01.10.2011 tarihinde yürürlüğe giren 6100 Sayılı HMK"nun Sulh Hukuk Mahkemelerinin görevini düzenleyen 4. maddesinin 1/a bendi gereğince kiralanan taşınmazların İcra ve İflas Kanunu"na göre ilamsız icra yolu ile tahliyesine ilişkin hükümler ayrık olmak üzere, kira ilişkisinden doğan alacak davaları da dahil olmak üzere tüm uyuşmazlıkları konu alan davalar ile bu davalara karşı açılan davalar sulh hukuk mahkemesinin görevine girmektedir. Söz konusu yasanın 2.maddesi "dava konusunun değer ve miktarına bakılmaksızın malvarlığı haklarına ilişkin davalar ile, şahıs varlığına ilişkin davalarda görevli mahkeme, aksine bir düzenleme bulunmadıkça Asliye Hukuk Mahkemesidir." hükmünü ihtiva etmektedir.
Somut olayda; davacı, babasından kalan taşınmazların davalılar tarafından dava dışı üçüncü kişilere kiraya verildiği halde kira parasından hissesine düşen miktarın kendisine verilmediğini belirterek; payına düşen miktarın tahsilini talep etmiştir.
Taraflar arasında kira ilişkisi olmadığından uyuşmazlık az yukarıda sözü edilen 6100 sayılı HMK"nun 4.maddesinin 1/a bendi kapsamında Sulh Hukuk Mahkemesinin görevi içine girmemektedir.
Görev ile ilgili düzenlemeler kamu düzenine ilişkin olup, taraflar ileri sürmese dahi yargılamanın her aşamasında resen gözetilir. Görev ile ilgili hususlarda kazanılmış hak sözkonusu olmaz.
Davada, vekaletsiz iş görme hükümlerine göre; alacak isteminde bulunulduğuna göre HMK."nun 2/1 md. göre davaya bakmaya Asliye Hukuk Mahkemesi görevlidir.
Mahkemece; HMK. 114/c ve 115/2 md. uyarınca davanın usulden reddine karar verilmesi gerekirken, yazılı şekilde hüküm kurulması usul ve yasaya aykırı olup, bozmayı gerektirmiştir.
2-) Bozma nedenine göre tarafların diğer temyiz itirazlarının incelenmesine şimdilik gerek görülmemiştir .
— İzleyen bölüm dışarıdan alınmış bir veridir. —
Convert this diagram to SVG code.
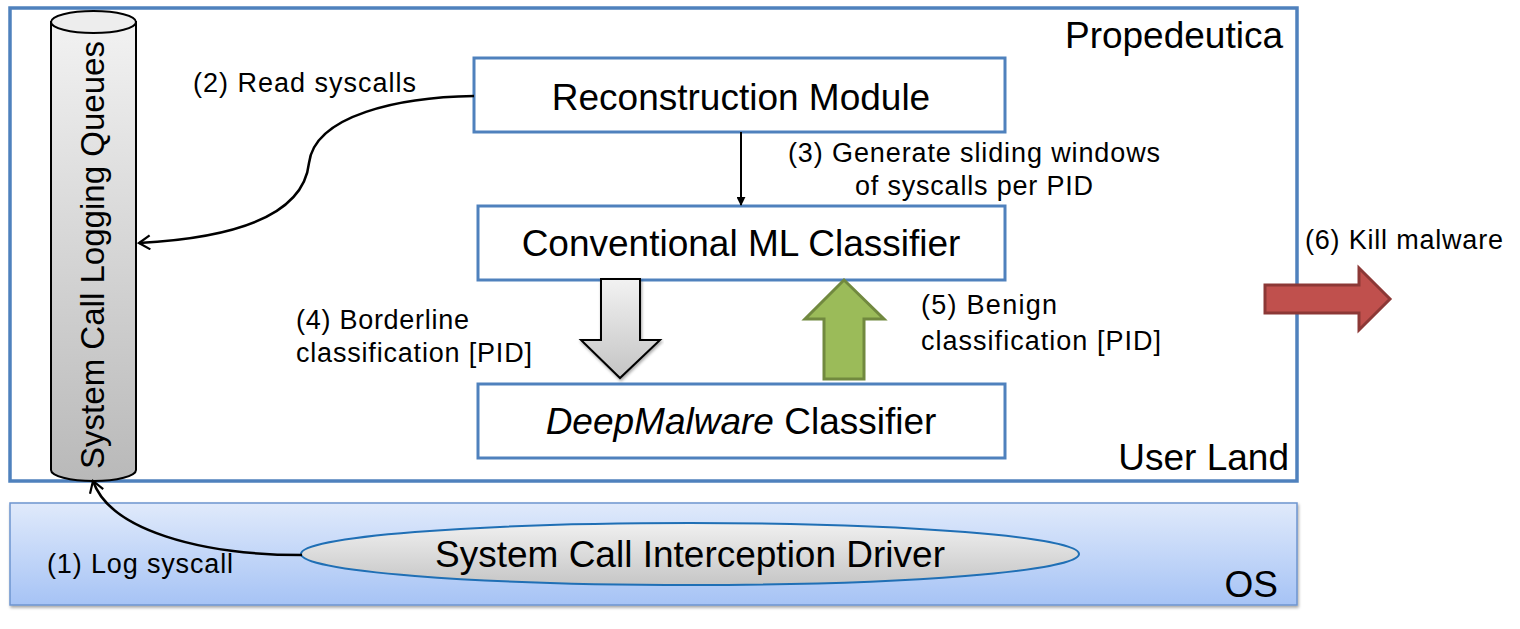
<svg xmlns="http://www.w3.org/2000/svg" width="1520" height="629" viewBox="0 0 1520 629">
<defs>
<linearGradient id="osg" x1="0" y1="0" x2="0" y2="1"><stop offset="0" stop-color="#e0eafb"/><stop offset="1" stop-color="#a6c3f5"/></linearGradient>
<linearGradient id="cylg" x1="0" y1="0" x2="0" y2="1"><stop offset="0" stop-color="#f2f2f2"/><stop offset="1" stop-color="#b9b9b9"/></linearGradient>
<linearGradient id="ellg" x1="0" y1="0" x2="0" y2="1"><stop offset="0" stop-color="#f0f0f0"/><stop offset="1" stop-color="#c6c6c6"/></linearGradient>
<linearGradient id="grayarr" x1="0" y1="0" x2="0" y2="1"><stop offset="0" stop-color="#f2f2f2"/><stop offset="1" stop-color="#c4c4c4"/></linearGradient>
<filter id="sh" x="-5%" y="-20%" width="110%" height="140%"><feDropShadow dx="1" dy="2" stdDeviation="1.5" flood-color="#000" flood-opacity="0.35"/></filter>
<marker id="ah" viewBox="0 0 14 16" refX="12" refY="8" markerWidth="14" markerHeight="16" markerUnits="userSpaceOnUse" orient="auto"><path d="M1,1 L12,8 L1,15" fill="none" stroke="#000" stroke-width="2.2"/></marker>
<marker id="sm" viewBox="0 0 10 10" refX="9" refY="5" markerWidth="9" markerHeight="9" markerUnits="userSpaceOnUse" orient="auto"><path d="M0,0 L10,5 L0,10 Z" fill="#000"/></marker>
</defs>
<style>
text{font-family:"Liberation Sans",Arial,sans-serif;fill:#000}
.lbl{font-size:27px}
.big{font-size:37px}
.box{fill:#fff;stroke:#4f81bd;stroke-width:3}
.conn{fill:none;stroke:#000;stroke-width:2.5}
</style>
<g id="userland">
<rect x="10" y="8" width="1287" height="473" fill="#fff" stroke="#4f81bd" stroke-width="3.5"/>
<text class="big" x="1283" y="48" text-anchor="end">Propedeutica</text>
<text class="big" x="1289" y="470" text-anchor="end">User Land</text>
</g>
<g id="os">
<rect x="10" y="503" width="1287" height="102" fill="url(#osg)" stroke="#6d95cf" stroke-width="1.5" filter="url(#sh)"/>
<text class="big" x="1278" y="597" text-anchor="end">OS</text>
</g>
<g id="queues">
<path d="M51,22 L51,470 A42.5,11 0 0 0 136,470 L136,22 Z" fill="url(#cylg)" stroke="#000" stroke-width="2"/>
<ellipse cx="93.5" cy="22" rx="42.5" ry="11" fill="#ededed" stroke="#000" stroke-width="2"/>
<text font-size="33" transform="translate(104,255) rotate(-90)" text-anchor="middle" textLength="428" lengthAdjust="spacingAndGlyphs">System Call Logging  Queues</text>
</g>
<g id="reconstruction">
<rect class="box" x="474" y="58" width="531" height="74"/>
<text class="big" x="741" y="110" text-anchor="middle">Reconstruction Module</text>
</g>
<g id="conventional">
<rect class="box" x="478" y="206" width="527" height="74"/>
<text class="big" x="741" y="256" text-anchor="middle">Conventional ML Classifier</text>
</g>
<g id="deepmalware">
<rect class="box" x="478" y="384" width="527" height="74"/>
<text class="big" x="741" y="434" text-anchor="middle"><tspan font-style="italic">DeepMalware</tspan> Classifier</text>
</g>
<g id="driver">
<ellipse cx="690" cy="554" rx="389" ry="31" fill="url(#ellg)" stroke="#1f6fb5" stroke-width="2"/>
<text class="big" x="690" y="567" text-anchor="middle">System Call Interception Driver</text>
</g>
<g id="connectors">
<path class="conn" d="M302,555 C200,555 110,530 93,481" marker-end="url(#ah)"/>
<path class="conn" d="M474,96 C400,97 315,115 309,163 C305,200 270,236 139,243" marker-end="url(#ah)"/>
<path d="M741,132 L741,205" fill="none" stroke="#000" stroke-width="2" marker-end="url(#sm)"/>
<path d="M601,279 L640,279 L640,340 L660,340 L620,378 L581,340 L601,340 Z" fill="url(#grayarr)" stroke="#000" stroke-width="2" filter="url(#sh)"/>
<path d="M844,280 L884,319 L864,319 L864,379 L824,379 L824,319 L805,319 Z" fill="#9bbb59" stroke="#71893f" stroke-width="3"/>
<path d="M1265,285 L1359,285 L1359,268 L1390,299 L1359,330 L1359,313 L1265,313 Z" fill="#c0504d" stroke="#8c3836" stroke-width="3"/>
</g>
<g id="labels">
<text class="lbl" x="193" y="92" textLength="223" lengthAdjust="spacing">(2) Read syscalls</text>
<text class="lbl" x="788" y="162" textLength="372" lengthAdjust="spacing">(3) Generate sliding windows</text>
<text class="lbl" x="855" y="195" textLength="238" lengthAdjust="spacing">of syscalls per PID</text>
<text class="lbl" x="1305" y="249" textLength="198" lengthAdjust="spacing">(6) Kill malware</text>
<text class="lbl" x="296" y="329" textLength="173" lengthAdjust="spacing">(4) Borderline</text>
<text class="lbl" x="296" y="362" textLength="236" lengthAdjust="spacing">classification [PID]</text>
<text class="lbl" x="921" y="314" textLength="136" lengthAdjust="spacing">(5) Benign</text>
<text class="lbl" x="921" y="350" textLength="240" lengthAdjust="spacing">classification [PID]</text>
<text class="lbl" x="47" y="573" textLength="186" lengthAdjust="spacing">(1) Log syscall</text>
</g>
</svg>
SONUÇ: Yukarıda birinci bentte açıklanan nedenlerle hükmün HUMK"nun 428. maddesi gereğince BOZULMASINA, ikinci bentte açıklanan nedenlerle tarafların diğer temyiz itirazlarının şimdilik incelenmesine yer olmadığına ve peşin alınan temyiz harcının istek halinde temyiz edene iadesine, 6100 sayılı HMK"nun geçici madde 3 atfıyla 1086 sayılı HUMK.nun 440.maddesi gereğince karar düzeltme yolu kapalı olmak üzere, 11/04/2019 tarihinde oy birliğiyle karar verildi.